● INSTRUCTIONS FOR THE TASK: Leave out the pictures and set down exactly the lines from the start of the listing through the one with "ax.set_xticklabels(categories)", both included.

____

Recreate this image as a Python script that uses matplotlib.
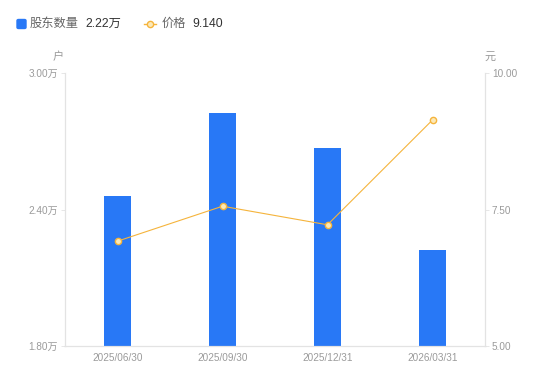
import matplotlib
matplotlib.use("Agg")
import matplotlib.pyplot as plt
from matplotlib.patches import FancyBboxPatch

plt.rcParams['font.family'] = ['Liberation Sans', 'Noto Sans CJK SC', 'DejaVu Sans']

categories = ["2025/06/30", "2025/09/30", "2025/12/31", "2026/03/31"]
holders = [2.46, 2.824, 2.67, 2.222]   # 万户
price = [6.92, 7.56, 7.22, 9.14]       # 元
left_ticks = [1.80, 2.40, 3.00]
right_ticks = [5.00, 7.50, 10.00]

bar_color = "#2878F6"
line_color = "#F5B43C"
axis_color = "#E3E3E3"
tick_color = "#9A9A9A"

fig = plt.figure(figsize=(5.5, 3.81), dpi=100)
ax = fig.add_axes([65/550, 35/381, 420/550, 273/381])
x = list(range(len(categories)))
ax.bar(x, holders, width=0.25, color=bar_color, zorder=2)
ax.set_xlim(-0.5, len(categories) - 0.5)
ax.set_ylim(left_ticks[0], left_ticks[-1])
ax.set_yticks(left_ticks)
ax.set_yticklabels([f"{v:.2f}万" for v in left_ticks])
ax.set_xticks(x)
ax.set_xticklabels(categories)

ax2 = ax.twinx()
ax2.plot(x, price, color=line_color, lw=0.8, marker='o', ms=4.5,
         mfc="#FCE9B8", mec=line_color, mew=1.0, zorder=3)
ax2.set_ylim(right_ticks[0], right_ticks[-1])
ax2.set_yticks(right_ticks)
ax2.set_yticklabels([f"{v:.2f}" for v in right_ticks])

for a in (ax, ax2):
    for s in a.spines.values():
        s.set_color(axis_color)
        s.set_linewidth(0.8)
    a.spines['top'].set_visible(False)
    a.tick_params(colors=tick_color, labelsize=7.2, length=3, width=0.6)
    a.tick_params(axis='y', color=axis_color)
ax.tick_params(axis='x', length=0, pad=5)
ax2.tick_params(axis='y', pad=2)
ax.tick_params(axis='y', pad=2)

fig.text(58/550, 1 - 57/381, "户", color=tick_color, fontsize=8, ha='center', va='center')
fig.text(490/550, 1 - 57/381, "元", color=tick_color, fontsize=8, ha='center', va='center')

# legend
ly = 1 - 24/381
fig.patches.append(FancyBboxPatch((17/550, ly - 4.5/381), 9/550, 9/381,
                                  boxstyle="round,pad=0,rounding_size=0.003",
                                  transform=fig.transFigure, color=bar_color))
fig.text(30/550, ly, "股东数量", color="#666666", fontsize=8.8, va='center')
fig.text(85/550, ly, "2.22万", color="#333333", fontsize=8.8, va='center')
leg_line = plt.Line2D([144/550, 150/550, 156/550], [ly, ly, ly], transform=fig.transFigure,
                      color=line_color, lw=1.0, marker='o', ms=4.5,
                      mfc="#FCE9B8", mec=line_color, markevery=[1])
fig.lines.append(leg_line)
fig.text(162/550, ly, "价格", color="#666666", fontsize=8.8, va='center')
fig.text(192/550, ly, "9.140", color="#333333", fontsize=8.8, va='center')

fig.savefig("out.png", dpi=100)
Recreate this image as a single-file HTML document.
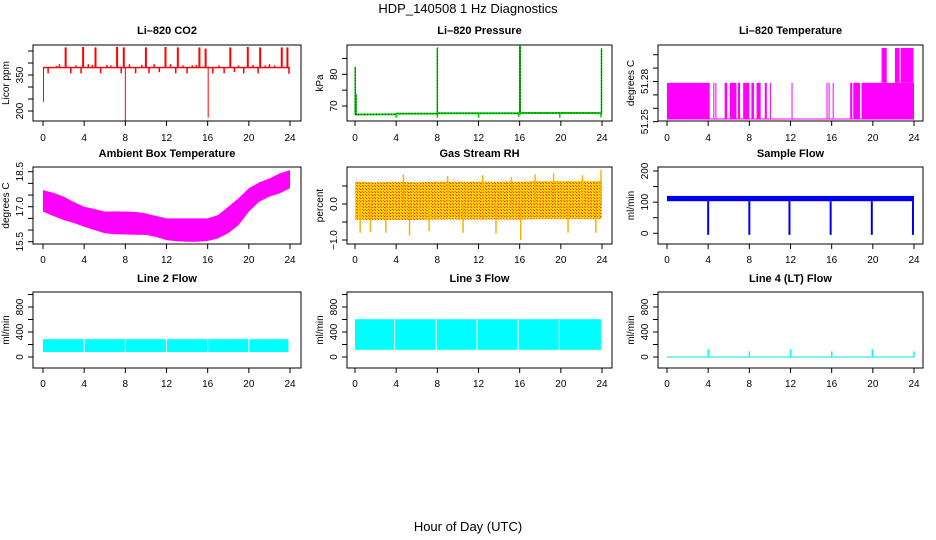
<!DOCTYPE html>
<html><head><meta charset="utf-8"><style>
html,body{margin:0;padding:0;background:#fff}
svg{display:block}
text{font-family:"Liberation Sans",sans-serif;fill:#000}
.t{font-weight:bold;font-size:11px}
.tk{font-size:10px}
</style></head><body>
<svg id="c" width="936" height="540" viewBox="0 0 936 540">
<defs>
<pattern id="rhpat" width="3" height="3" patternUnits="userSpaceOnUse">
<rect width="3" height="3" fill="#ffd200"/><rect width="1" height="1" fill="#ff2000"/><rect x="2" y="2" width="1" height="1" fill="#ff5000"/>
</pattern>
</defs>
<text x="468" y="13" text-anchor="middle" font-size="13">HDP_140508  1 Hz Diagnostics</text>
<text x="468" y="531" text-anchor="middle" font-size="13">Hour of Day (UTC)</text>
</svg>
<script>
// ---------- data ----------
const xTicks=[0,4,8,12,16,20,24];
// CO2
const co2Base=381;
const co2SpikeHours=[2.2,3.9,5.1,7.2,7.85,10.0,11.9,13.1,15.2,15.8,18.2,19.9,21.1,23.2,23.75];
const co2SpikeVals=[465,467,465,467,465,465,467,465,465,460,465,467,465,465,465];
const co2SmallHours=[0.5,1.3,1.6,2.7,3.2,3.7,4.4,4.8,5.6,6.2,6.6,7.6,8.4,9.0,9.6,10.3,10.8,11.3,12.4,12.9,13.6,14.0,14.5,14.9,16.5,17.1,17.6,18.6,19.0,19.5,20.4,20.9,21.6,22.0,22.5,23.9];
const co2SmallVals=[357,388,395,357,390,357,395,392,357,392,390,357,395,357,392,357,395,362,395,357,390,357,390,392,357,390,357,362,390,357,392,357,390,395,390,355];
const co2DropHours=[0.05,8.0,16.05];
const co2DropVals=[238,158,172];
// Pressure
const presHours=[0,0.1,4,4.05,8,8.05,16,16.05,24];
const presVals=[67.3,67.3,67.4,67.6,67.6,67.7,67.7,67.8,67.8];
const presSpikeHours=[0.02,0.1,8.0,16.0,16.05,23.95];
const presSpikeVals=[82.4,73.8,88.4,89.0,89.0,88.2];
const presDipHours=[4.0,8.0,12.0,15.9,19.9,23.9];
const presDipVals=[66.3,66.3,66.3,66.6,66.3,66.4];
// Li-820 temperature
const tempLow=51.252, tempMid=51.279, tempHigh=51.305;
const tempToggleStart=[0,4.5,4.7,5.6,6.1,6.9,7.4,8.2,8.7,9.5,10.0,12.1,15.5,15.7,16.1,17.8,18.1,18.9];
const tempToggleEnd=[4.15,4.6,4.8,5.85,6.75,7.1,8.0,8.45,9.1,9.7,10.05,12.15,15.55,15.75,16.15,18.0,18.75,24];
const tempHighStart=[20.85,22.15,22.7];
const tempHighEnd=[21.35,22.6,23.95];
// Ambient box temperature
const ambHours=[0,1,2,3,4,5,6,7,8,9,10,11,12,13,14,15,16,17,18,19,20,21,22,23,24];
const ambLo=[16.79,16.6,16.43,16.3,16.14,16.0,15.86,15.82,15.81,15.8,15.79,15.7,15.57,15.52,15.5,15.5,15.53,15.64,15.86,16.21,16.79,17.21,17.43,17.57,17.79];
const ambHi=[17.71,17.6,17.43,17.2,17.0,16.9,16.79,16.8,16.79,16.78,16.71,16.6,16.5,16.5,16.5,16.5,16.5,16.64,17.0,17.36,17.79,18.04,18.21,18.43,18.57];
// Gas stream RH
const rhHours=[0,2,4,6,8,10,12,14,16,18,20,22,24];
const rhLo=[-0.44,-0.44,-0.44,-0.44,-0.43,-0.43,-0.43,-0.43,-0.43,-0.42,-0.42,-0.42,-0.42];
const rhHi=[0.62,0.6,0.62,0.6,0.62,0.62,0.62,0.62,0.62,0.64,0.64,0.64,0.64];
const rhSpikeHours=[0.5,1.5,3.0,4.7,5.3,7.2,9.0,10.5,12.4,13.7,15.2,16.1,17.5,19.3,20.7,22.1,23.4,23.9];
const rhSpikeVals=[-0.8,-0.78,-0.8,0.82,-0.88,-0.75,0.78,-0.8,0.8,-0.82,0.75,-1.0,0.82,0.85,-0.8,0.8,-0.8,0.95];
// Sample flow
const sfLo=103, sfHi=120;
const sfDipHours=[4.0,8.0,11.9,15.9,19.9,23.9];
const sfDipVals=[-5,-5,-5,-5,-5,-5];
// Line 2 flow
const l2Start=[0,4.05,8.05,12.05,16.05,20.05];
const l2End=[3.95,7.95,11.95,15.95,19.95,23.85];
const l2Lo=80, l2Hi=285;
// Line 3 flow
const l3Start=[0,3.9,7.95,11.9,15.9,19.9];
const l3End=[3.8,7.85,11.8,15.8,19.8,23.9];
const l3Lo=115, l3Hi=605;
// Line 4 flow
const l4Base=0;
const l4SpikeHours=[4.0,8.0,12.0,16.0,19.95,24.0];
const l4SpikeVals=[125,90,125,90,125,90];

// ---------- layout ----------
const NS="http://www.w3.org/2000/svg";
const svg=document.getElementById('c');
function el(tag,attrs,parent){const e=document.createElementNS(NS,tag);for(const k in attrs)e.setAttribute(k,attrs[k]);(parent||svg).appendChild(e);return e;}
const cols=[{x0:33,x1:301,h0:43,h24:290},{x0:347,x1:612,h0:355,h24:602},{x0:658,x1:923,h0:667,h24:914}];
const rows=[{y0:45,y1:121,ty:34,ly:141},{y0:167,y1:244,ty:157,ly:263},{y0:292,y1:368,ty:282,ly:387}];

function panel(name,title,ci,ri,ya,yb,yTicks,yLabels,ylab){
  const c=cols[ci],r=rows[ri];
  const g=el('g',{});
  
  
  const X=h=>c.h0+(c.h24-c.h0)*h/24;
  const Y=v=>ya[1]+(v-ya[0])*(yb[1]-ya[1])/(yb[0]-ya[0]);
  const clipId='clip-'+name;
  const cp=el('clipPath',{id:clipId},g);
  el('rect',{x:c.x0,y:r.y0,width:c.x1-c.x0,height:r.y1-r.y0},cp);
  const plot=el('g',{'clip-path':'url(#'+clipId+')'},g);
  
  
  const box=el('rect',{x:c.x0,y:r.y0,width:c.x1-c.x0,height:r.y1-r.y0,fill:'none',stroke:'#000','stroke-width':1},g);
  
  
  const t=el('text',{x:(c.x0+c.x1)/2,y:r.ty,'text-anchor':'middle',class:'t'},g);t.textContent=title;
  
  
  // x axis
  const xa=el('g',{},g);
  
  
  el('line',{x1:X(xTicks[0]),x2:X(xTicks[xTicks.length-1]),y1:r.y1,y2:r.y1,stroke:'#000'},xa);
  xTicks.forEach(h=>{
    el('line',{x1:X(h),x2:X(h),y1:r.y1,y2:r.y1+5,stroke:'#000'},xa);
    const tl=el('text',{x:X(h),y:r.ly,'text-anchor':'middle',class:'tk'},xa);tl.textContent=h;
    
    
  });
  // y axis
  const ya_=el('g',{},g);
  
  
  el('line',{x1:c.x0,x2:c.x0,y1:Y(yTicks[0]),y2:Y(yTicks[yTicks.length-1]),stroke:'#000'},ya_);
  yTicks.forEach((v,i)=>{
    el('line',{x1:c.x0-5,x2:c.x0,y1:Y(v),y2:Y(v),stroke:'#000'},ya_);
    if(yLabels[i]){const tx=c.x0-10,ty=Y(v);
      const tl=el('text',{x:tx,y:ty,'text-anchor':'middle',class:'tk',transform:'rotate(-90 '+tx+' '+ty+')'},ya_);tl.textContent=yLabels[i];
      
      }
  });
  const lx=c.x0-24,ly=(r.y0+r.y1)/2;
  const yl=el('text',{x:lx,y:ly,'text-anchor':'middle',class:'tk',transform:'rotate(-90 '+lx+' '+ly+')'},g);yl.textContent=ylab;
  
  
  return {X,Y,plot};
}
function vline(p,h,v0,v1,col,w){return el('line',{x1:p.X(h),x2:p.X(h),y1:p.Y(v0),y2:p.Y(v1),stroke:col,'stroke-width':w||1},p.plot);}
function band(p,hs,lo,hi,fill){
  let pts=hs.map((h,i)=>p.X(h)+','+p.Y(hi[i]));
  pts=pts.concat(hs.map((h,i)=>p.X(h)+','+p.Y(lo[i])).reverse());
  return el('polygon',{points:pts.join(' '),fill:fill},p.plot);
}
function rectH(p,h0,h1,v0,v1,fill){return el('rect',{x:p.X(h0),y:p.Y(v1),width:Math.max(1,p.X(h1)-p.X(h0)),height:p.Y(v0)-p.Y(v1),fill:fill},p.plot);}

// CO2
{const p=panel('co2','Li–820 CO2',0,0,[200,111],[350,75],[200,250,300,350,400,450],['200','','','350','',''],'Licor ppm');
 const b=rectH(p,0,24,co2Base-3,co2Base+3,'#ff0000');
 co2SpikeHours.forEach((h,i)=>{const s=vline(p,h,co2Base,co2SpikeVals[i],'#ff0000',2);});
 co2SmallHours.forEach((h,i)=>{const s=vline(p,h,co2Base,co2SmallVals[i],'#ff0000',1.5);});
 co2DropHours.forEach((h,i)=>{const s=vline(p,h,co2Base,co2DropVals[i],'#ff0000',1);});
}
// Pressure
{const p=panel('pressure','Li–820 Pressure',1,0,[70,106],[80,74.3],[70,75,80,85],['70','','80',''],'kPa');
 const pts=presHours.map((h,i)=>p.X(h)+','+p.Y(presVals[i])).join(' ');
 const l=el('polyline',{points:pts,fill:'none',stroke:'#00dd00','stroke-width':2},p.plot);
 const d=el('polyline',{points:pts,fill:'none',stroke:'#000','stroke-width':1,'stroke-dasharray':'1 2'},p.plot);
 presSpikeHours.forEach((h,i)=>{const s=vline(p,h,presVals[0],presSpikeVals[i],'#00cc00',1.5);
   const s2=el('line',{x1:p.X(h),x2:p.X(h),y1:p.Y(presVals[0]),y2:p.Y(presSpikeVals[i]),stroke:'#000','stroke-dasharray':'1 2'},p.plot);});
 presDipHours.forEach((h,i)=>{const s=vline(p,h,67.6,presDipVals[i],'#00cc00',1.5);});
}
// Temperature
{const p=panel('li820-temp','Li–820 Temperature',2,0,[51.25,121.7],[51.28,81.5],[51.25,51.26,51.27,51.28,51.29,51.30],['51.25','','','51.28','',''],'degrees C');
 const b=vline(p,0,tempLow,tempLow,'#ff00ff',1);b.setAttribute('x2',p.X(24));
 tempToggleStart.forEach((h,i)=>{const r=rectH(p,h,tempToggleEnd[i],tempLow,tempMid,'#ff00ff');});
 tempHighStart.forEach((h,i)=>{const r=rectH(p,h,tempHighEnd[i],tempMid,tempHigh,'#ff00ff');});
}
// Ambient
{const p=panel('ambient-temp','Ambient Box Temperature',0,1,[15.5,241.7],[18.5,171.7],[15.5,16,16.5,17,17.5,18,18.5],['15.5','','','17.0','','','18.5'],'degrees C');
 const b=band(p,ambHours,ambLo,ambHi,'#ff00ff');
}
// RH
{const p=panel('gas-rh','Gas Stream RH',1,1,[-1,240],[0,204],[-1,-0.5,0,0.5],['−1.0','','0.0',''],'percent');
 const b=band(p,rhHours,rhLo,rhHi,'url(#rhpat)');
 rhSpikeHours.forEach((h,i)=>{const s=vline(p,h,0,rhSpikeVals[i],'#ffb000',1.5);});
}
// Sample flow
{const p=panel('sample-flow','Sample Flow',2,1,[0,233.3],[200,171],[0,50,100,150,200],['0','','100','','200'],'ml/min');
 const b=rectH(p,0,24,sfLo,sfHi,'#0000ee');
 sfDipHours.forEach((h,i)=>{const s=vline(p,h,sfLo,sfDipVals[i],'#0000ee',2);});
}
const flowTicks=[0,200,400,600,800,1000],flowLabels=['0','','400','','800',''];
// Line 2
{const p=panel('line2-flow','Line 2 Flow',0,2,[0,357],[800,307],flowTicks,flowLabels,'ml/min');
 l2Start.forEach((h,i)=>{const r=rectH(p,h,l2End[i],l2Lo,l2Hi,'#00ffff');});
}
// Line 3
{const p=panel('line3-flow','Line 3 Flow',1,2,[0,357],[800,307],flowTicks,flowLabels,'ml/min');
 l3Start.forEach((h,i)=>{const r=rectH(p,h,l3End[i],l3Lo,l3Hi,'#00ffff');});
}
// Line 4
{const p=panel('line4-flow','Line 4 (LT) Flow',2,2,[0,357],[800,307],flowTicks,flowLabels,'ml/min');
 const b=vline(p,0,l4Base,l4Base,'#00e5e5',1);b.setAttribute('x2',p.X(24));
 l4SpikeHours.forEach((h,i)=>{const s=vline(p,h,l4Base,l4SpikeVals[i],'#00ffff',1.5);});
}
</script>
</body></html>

____

● EXERCISE OUTPUT:
Recreate this image as a Python script that uses matplotlib.
import matplotlib
matplotlib.use("Agg")
import matplotlib.pyplot as plt
from matplotlib.patches import FancyBboxPatch

plt.rcParams['font.family'] = ['Liberation Sans', 'Noto Sans CJK SC', 'DejaVu Sans']

categories = ["2025/06/30", "2025/09/30", "2025/12/31", "2026/03/31"]
holders = [2.46, 2.824, 2.67, 2.222]   # 万户
price = [6.92, 7.56, 7.22, 9.14]       # 元
left_ticks = [1.80, 2.40, 3.00]
right_ticks = [5.00, 7.50, 10.00]

bar_color = "#2878F6"
line_color = "#F5B43C"
axis_color = "#E3E3E3"
tick_color = "#9A9A9A"

fig = plt.figure(figsize=(5.5, 3.81), dpi=100)
ax = fig.add_axes([65/550, 35/381, 420/550, 273/381])
x = list(range(len(categories)))
ax.bar(x, holders, width=0.25, color=bar_color, zorder=2)
ax.set_xlim(-0.5, len(categories) - 0.5)
ax.set_ylim(left_ticks[0], left_ticks[-1])
ax.set_yticks(left_ticks)
ax.set_yticklabels([f"{v:.2f}万" for v in left_ticks])
ax.set_xticks(x)
ax.set_xticklabels(categories)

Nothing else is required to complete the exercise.